Data shown =

* * *

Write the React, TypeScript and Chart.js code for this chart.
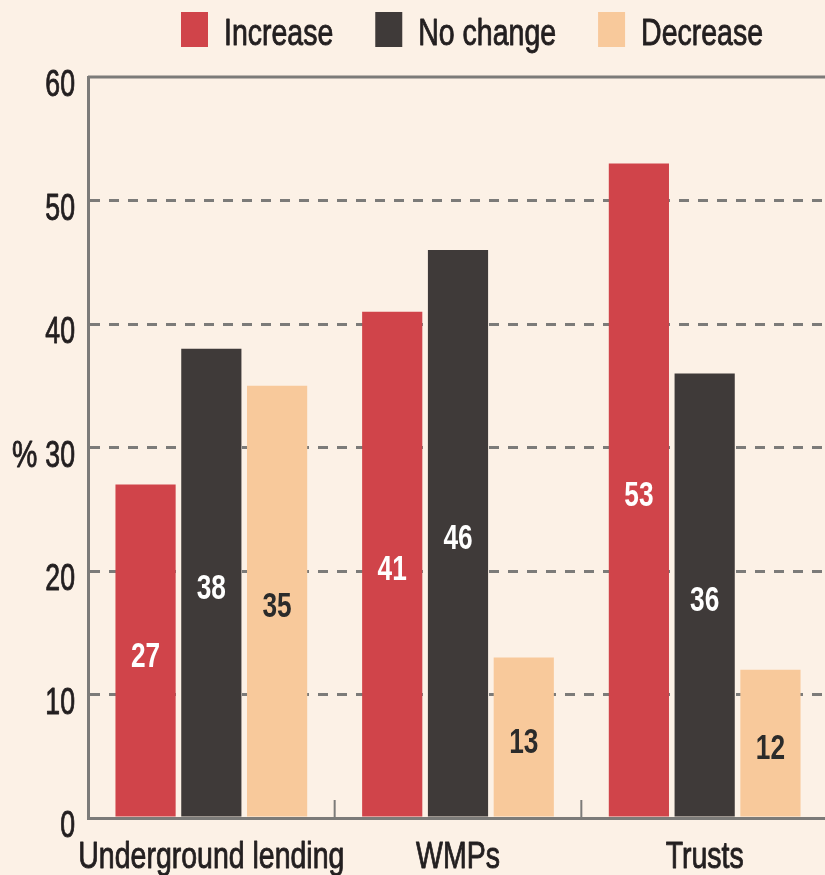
import React, { useEffect, useRef } from "react";
import { Chart, registerables } from "chart.js";

Chart.register(...registerables);

const categories = ["Underground lending", "WMPs", "Trusts"];
const seriesNames = ["Increase", "No change", "Decrease"];
const increase = [27, 41, 53];
const noChange = [38, 46, 36];
const decrease = [35, 13, 12];
const yMin = 0;
const yMax = 60;
const yStep = 10;
const yUnit = "%";

const COLORS = ["#d0444a", "#3f3a39", "#f8c99b"];
const LABEL_COLORS = ["#ffffff", "#ffffff", "#2b2b2b"];
const BG = "#fcf1e6";
const TEXT = "#231f20";
const AXIS = "#7c7b79";
const FONT = '"Liberation Sans", Arial, sans-serif';

// draw horizontally condensed text (emulates a condensed face)
function condText(
  ctx: CanvasRenderingContext2D,
  text: string,
  x: number,
  y: number,
  align: CanvasTextAlign,
  font: string,
  color: string,
  sx: number,
  weightStroke = 0
) {
  ctx.save();
  ctx.font = font;
  ctx.fillStyle = color;
  ctx.textAlign = align;
  ctx.textBaseline = "alphabetic";
  ctx.translate(x, y);
  ctx.scale(sx, 1);
  ctx.fillText(text, 0, 0);
  if (weightStroke > 0) {
    ctx.strokeStyle = color;
    ctx.lineWidth = weightStroke;
    ctx.lineJoin = "round";
    ctx.strokeText(text, 0, 0);
  }
  ctx.restore();
}

const decor = {
  id: "decor",
  beforeDraw(chart: any) {
    const { ctx, width, height } = chart;
    ctx.save();
    ctx.fillStyle = BG;
    ctx.fillRect(0, 0, width, height);
    ctx.restore();
  },
  beforeDatasetsDraw(chart: any) {
    const { ctx, chartArea, scales } = chart;
    const x = scales.x;
    const y = scales.y;
    ctx.save();
    ctx.strokeStyle = AXIS;
    ctx.lineWidth = 3;
    const yt = y.getPixelForValue(yMax);
    ctx.beginPath();
    ctx.moveTo(chartArea.left, yt);
    ctx.lineTo(chartArea.right, yt);
    ctx.stroke();
    const yb = y.getPixelForValue(yMin);
    ctx.lineWidth = 2;
    for (let i = 1; i < categories.length; i++) {
      const xp = (x.getPixelForValue(i - 1) + x.getPixelForValue(i)) / 2;
      ctx.beginPath();
      ctx.moveTo(xp, yb);
      ctx.lineTo(xp, yb - 18);
      ctx.stroke();
    }
    ctx.restore();
  },
  afterDatasetsDraw(chart: any) {
    const { ctx } = chart;
    chart.data.datasets.forEach((ds: any, di: number) => {
      const meta = chart.getDatasetMeta(di);
      meta.data.forEach((bar: any, i: number) => {
        const v = ds.data[i];
        condText(
          ctx,
          String(v),
          bar.x,
          (bar.y + bar.base) / 2 + 16,
          "center",
          `bold 35px ${FONT}`,
          LABEL_COLORS[di],
          0.75
        );
      });
    });
  },
  afterDraw(chart: any) {
    const { ctx, chartArea, scales } = chart;
    const x = scales.x;
    const y = scales.y;
    const font = `37px ${FONT}`;
    const heavy = 0.9;
    // y tick labels
    y.ticks.forEach((t: any) => {
      const py = y.getPixelForValue(t.value);
      condText(ctx, String(t.value), chartArea.left - 13, py + 19, "right", font, TEXT, 0.72, heavy);
    });
    // unit label
    condText(ctx, yUnit, 12, y.getPixelForValue(30) + 19, "left", font, TEXT, 0.77, heavy);
    // x category labels
    categories.forEach((c, i) => {
      condText(ctx, c, x.getPixelForValue(i), 868, "center", font, TEXT, 0.77, heavy);
    });
    // legend
    const sx = 0.77;
    ctx.save();
    ctx.font = font;
    const widths = seriesNames.map((n) => ctx.measureText(n).width * sx);
    ctx.restore();
    const boxW = 27;
    const boxH = 35;
    const gapBoxText = 16;
    const gapItems = 42;
    const total =
      widths.reduce((a, b) => a + b, 0) +
      seriesNames.length * (boxW + gapBoxText) +
      (seriesNames.length - 1) * gapItems;
    let xx = 472 - total / 2;
    const top = 12;
    seriesNames.forEach((n, i) => {
      ctx.save();
      ctx.fillStyle = COLORS[i];
      ctx.fillRect(xx, top, boxW, boxH);
      ctx.restore();
      xx += boxW + gapBoxText;
      condText(ctx, n, xx, 45, "left", font, TEXT, sx, heavy);
      xx += widths[i] + gapItems;
    });
  },
};

export default function App() {
  const ref = useRef<HTMLCanvasElement | null>(null);
  useEffect(() => {
    if (!ref.current) return;
    const values = [increase, noChange, decrease];
    const chart = new Chart(ref.current, {
      type: "bar",
      data: {
        labels: categories,
        datasets: seriesNames.map((name, i) => ({
          label: name,
          data: values[i],
          backgroundColor: COLORS[i],
          borderWidth: 0,
          categoryPercentage: 0.8,
          barPercentage: 0.915,
        })),
      },
      options: {
        responsive: false,
        animation: false,
        devicePixelRatio: 1,
        layout: { padding: { top: 77, left: 0, right: 0, bottom: 0 } },
        plugins: {
          legend: { display: false },
          tooltip: { enabled: false },
          title: { display: false },
        },
        scales: {
          x: {
            afterFit: (scale: any) => {
              scale.height = 57;
            },
            grid: { display: false, drawTicks: false },
            border: { display: true, color: AXIS, width: 3 },
            ticks: { display: false },
          },
          y: {
            min: yMin,
            max: yMax,
            afterFit: (scale: any) => {
              scale.width = 88;
            },
            grid: {
              drawTicks: false,
              lineWidth: 3,
              color: (c: any) =>
                c.tick && (c.tick.value === yMin || c.tick.value === yMax)
                  ? "rgba(0,0,0,0)"
                  : AXIS,
            },
            border: { display: true, color: AXIS, width: 3, dash: [10, 9] },
            ticks: { display: false, stepSize: yStep },
          },
        },
      },
      plugins: [decor],
    });
    return () => chart.destroy();
  }, []);
  return (
    <div
      style={{
        position: "fixed",
        left: 0,
        top: 0,
        width: 828,
        height: 875,
        background: BG,
      }}
    >
      <canvas ref={ref} width={828} height={875} style={{ display: "block" }} />
    </div>
  );
}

* * *

Problem = Find the string "React" in the listing and return every line that holds it.

Response to the task =
Write the React, TypeScript and Chart.js code for this chart.
import React, { useEffect, useRef } from "react";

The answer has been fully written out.